La Tunisie ne se porte pas bien. La monnaie locale a chuté et la grogne sociale prend de l’ampleur, six ans après la révolution qui a emporté le dictateur Ben Ali. Jeudi, des milliers de personnes ont manifesté dans plusieurs régions. À Kef, près de la frontière algérienne, les manifestants ont répondu à l’appel de la société civile pour protester contre la marginalisation de leur région et réclamer un développement plus équitable, selon les médias. « La région du Kef est marginalisée par le pouvoir central depuis l’indépendance. Elle a été ignorée par tous les gouvernements qui se sont succédé après la révolution, et Youssef Chahed (l’actuel Premier ministre, NDLR) a fait la même chose », a déclaré à l’AFP Kamel Saihi, secrétaire général adjoint du bureau régional de l’UGTT (Union générale des travailleurs tunisiens), selon les médias.

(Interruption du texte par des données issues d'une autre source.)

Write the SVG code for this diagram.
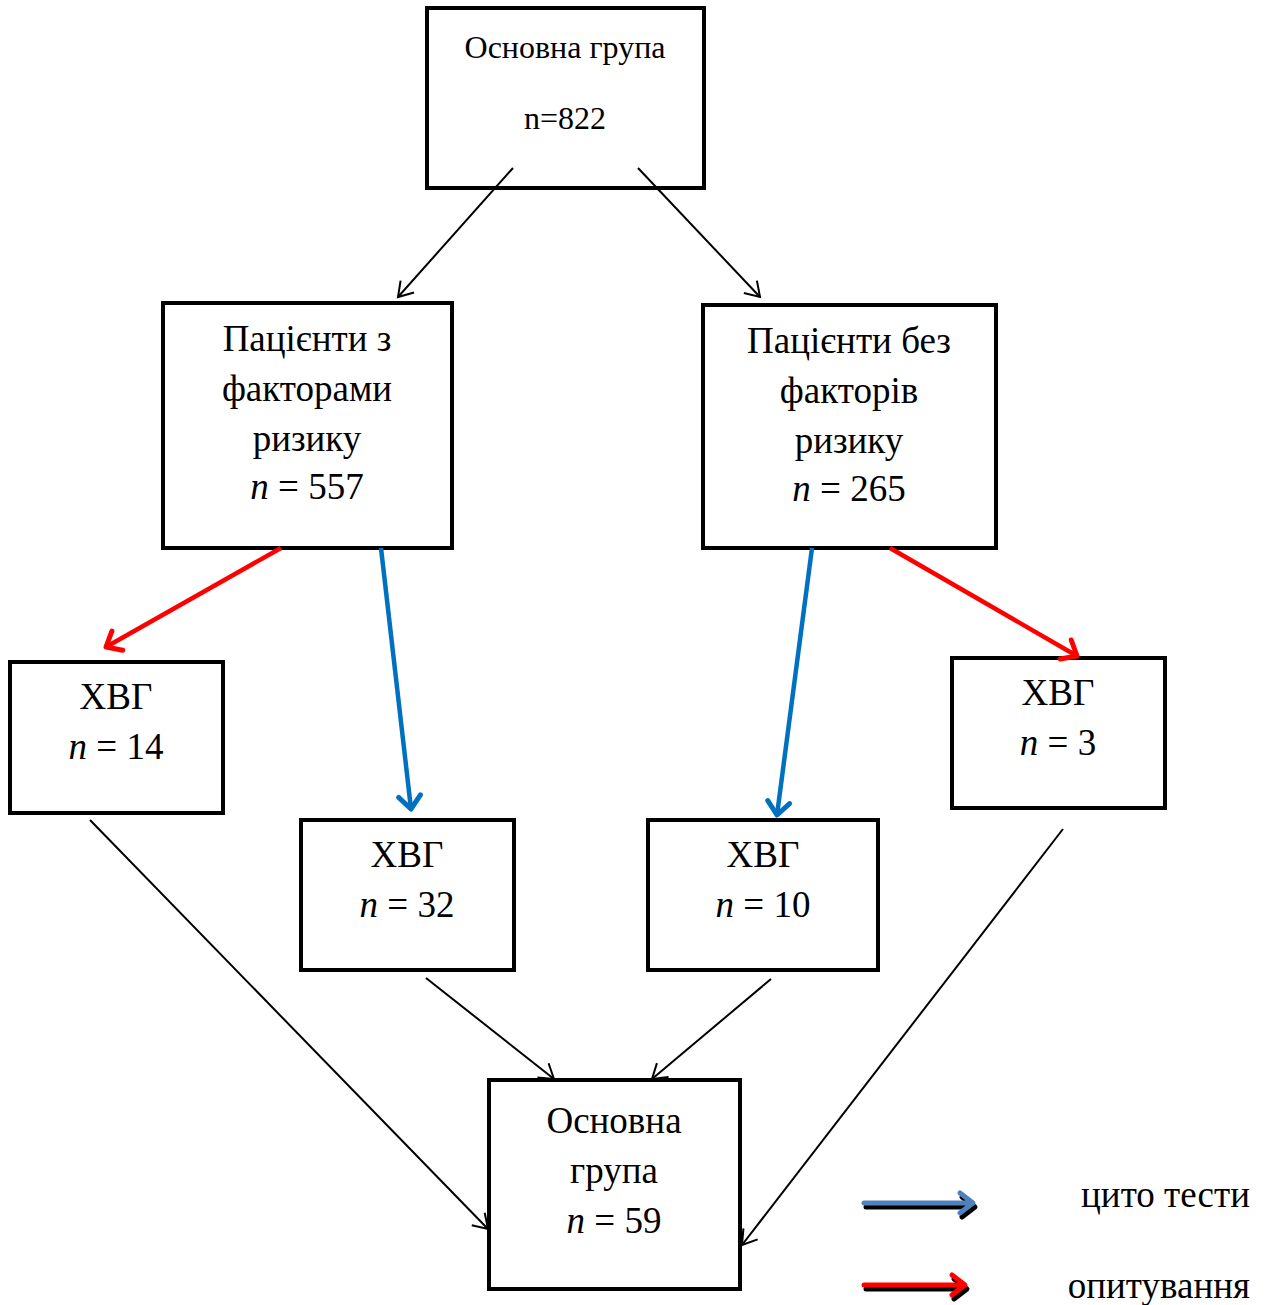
<svg xmlns="http://www.w3.org/2000/svg" width="1270" height="1305" viewBox="0 0 1270 1305">
<style>
.box{fill:#fff;stroke:#000;stroke-width:4}
.t{font-family:"Liberation Serif","Times New Roman",serif;font-size:37px;fill:#000;text-anchor:middle}
.ts{font-size:32px}
.te{text-anchor:end}
.c{fill:none;stroke:#000;stroke-width:2}
.red{fill:none;stroke:#FF0000;stroke-width:4.5}
.blue{fill:none;stroke:#0070C0;stroke-width:4.5}
</style>
<defs>
<marker id="ab" markerUnits="userSpaceOnUse" markerWidth="40" markerHeight="40" refX="20" refY="20" orient="auto" viewBox="0 0 40 40">
<path d="M6 11 L20 20 L6 29" fill="none" stroke="#000" stroke-width="2"/>
</marker>
<marker id="ar" markerUnits="userSpaceOnUse" markerWidth="40" markerHeight="40" refX="20" refY="20" orient="auto" viewBox="0 0 40 40">
<path d="M7 9 L20 20 L7 31" fill="none" stroke="#FF0000" stroke-width="5" stroke-linecap="round" stroke-linejoin="round"/>
</marker>
<marker id="ablu" markerUnits="userSpaceOnUse" markerWidth="40" markerHeight="40" refX="20" refY="20" orient="auto" viewBox="0 0 40 40">
<path d="M7 9 L20 20 L7 31" fill="none" stroke="#0070C0" stroke-width="5" stroke-linecap="round" stroke-linejoin="round"/>
</marker>
</defs>

<g id="n-top">
<rect class="box" x="427" y="8" width="277" height="180"/>
<text class="t ts" x="565" y="58">Основна група</text>
<text class="t ts" x="565" y="129">n=822</text>
</g>

<g id="n-risk">
<rect class="box" x="163" y="303" width="289" height="245"/>
<text class="t" x="307" y="351">Пацієнти з</text>
<text class="t" x="307" y="401">факторами</text>
<text class="t" x="307" y="451">ризику</text>
<text class="t" x="307" y="499"><tspan font-style="italic">n</tspan> = 557</text>
</g>

<g id="n-norisk">
<rect class="box" x="703" y="305" width="293" height="243"/>
<text class="t" x="849" y="353">Пацієнти без</text>
<text class="t" x="849" y="403">факторів</text>
<text class="t" x="849" y="453">ризику</text>
<text class="t" x="849" y="501"><tspan font-style="italic">n</tspan> = 265</text>
</g>

<g id="n-hvg14">
<rect class="box" x="10" y="662" width="213" height="151"/>
<text class="t" x="116" y="709">ХВГ</text>
<text class="t" x="116" y="759"><tspan font-style="italic">n</tspan> = 14</text>
</g>

<g id="n-hvg32">
<rect class="box" x="301" y="820" width="213" height="150"/>
<text class="t" x="407" y="867">ХВГ</text>
<text class="t" x="407" y="917"><tspan font-style="italic">n</tspan> = 32</text>
</g>

<g id="n-hvg10">
<rect class="box" x="648" y="820" width="230" height="150"/>
<text class="t" x="763" y="867">ХВГ</text>
<text class="t" x="763" y="917"><tspan font-style="italic">n</tspan> = 10</text>
</g>

<g id="n-hvg3">
<rect class="box" x="952" y="658" width="213" height="150"/>
<text class="t" x="1058" y="705">ХВГ</text>
<text class="t" x="1058" y="755"><tspan font-style="italic">n</tspan> = 3</text>
</g>

<g id="n-bottom">
<rect class="box" x="489" y="1080" width="251" height="209"/>
<text class="t" x="614" y="1133">Основна</text>
<text class="t" x="614" y="1183">група</text>
<text class="t" x="614" y="1233"><tspan font-style="italic">n</tspan> = 59</text>
</g>

<g id="connectors">
<line class="c" x1="513" y1="168" x2="398" y2="297" marker-end="url(#ab)"/>
<line class="c" x1="638" y1="168" x2="760" y2="297" marker-end="url(#ab)"/>
<line class="red" x1="281" y1="548" x2="106" y2="647" marker-end="url(#ar)"/>
<line class="blue" x1="381" y1="548" x2="411" y2="809" marker-end="url(#ablu)"/>
<line class="blue" x1="812" y1="548" x2="777" y2="815" marker-end="url(#ablu)"/>
<line class="red" x1="890" y1="548" x2="1077" y2="656" marker-end="url(#ar)"/>
<line class="c" x1="90" y1="820" x2="488" y2="1229" marker-end="url(#ab)"/>
<line class="c" x1="426" y1="978" x2="554" y2="1079" marker-end="url(#ab)"/>
<line class="c" x1="771" y1="979" x2="652" y2="1079" marker-end="url(#ab)"/>
<line class="c" x1="1063" y1="829" x2="742" y2="1245" marker-end="url(#ab)"/>
</g>

<g id="legend">
<g transform="translate(2,4)">
<path d="M864 1203 H972 M960 1193 L973 1203 L960 1213" fill="none" stroke="#000" stroke-width="5" stroke-linejoin="round" stroke-linecap="round"/>
</g>
<path d="M864 1203 H972 M960 1193 L973 1203 L960 1213" fill="none" stroke="#4F81BD" stroke-width="5" stroke-linejoin="round" stroke-linecap="round"/>
<g transform="translate(2,4)">
<path d="M864 1285 H964 M952 1275 L965 1285 L952 1295" fill="none" stroke="#000" stroke-width="5" stroke-linejoin="round" stroke-linecap="round"/>
</g>
<path d="M864 1285 H964 M952 1275 L965 1285 L952 1295" fill="none" stroke="#FF0000" stroke-width="5" stroke-linejoin="round" stroke-linecap="round"/>
<text class="t te" x="1250" y="1207">цито тести</text>
<text class="t te" x="1250" y="1298">опитування</text>
</g>
</svg>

La ville de 50.000 habitants a été paralysée par une grève générale. Aucun incident avec les forces de l’ordre n’a été enregistré.
À l’origine des protestations, des rumeurs sur la délocalisation d’une usine de câble automobile de Hammamet vers une région côtière, ce qui n’a pas plu aux habitants de Kef. Et ces derniers ne sont les plus seuls à descendre dans la rue pour exprimer leur mécontentement. Depuis le début du mois d’avril, la Tunisie connaît d’importants mouvements sociaux notamment dans les villes périphériques comme Tataouine et Kairouan.
Le dinar tunisien à son plus bas historique
La montée en puissance des revendications sociales intervient dans un contexte économique difficile pour la Tunisie. L’Utica, principale organisation patronale locale, s’est inquiétée de la dévaluation rapide dinar et demandé au gouvernement à intervenir face à ce « grand danger » pour l’économie du pays, déjà fragilisée, selon les médias tunisiens. En deux ans, la monnaie locale a perdu près de 25% de sa valeur par rapport à l’euro. La monnaie unique européenne est passé de deux dinars tunisiens (TND) à 2,55 TND cette semaine, son plus bas historique.
Mardi, la ministre des Finances, Lamia Zribi, a expliqué la faiblesse du dinar par un creusement de plus en plus inquiétant du déficit commercial de la Tunisie, qui a atteint 2,5 milliards de dinars (près d’un milliard EUR) à fin février contre 1,35 md (520 millions EUR) il y a un an, précise L’Orient le jour. Le gouvernement a nié que la dévaluation du dinar était liée à une demande du FMI, qui s’apprête à octroyer à la Tunisie un prêt de 300 millions de dollars. « Lors des négociations avec le FMI, concernant la politique monétaire et de change à mener à court et moyen terme, il a été question d’aligner le dinar sur ses fondamentaux macroéconomiques. Cela ne voudrait pas dire, et en aucun cas, une dévaluation du dinar car on est plus en régime de change fixe », a assuré Toufik Rajhi, conseiller du Premier ministre tunisien à Africanmanager.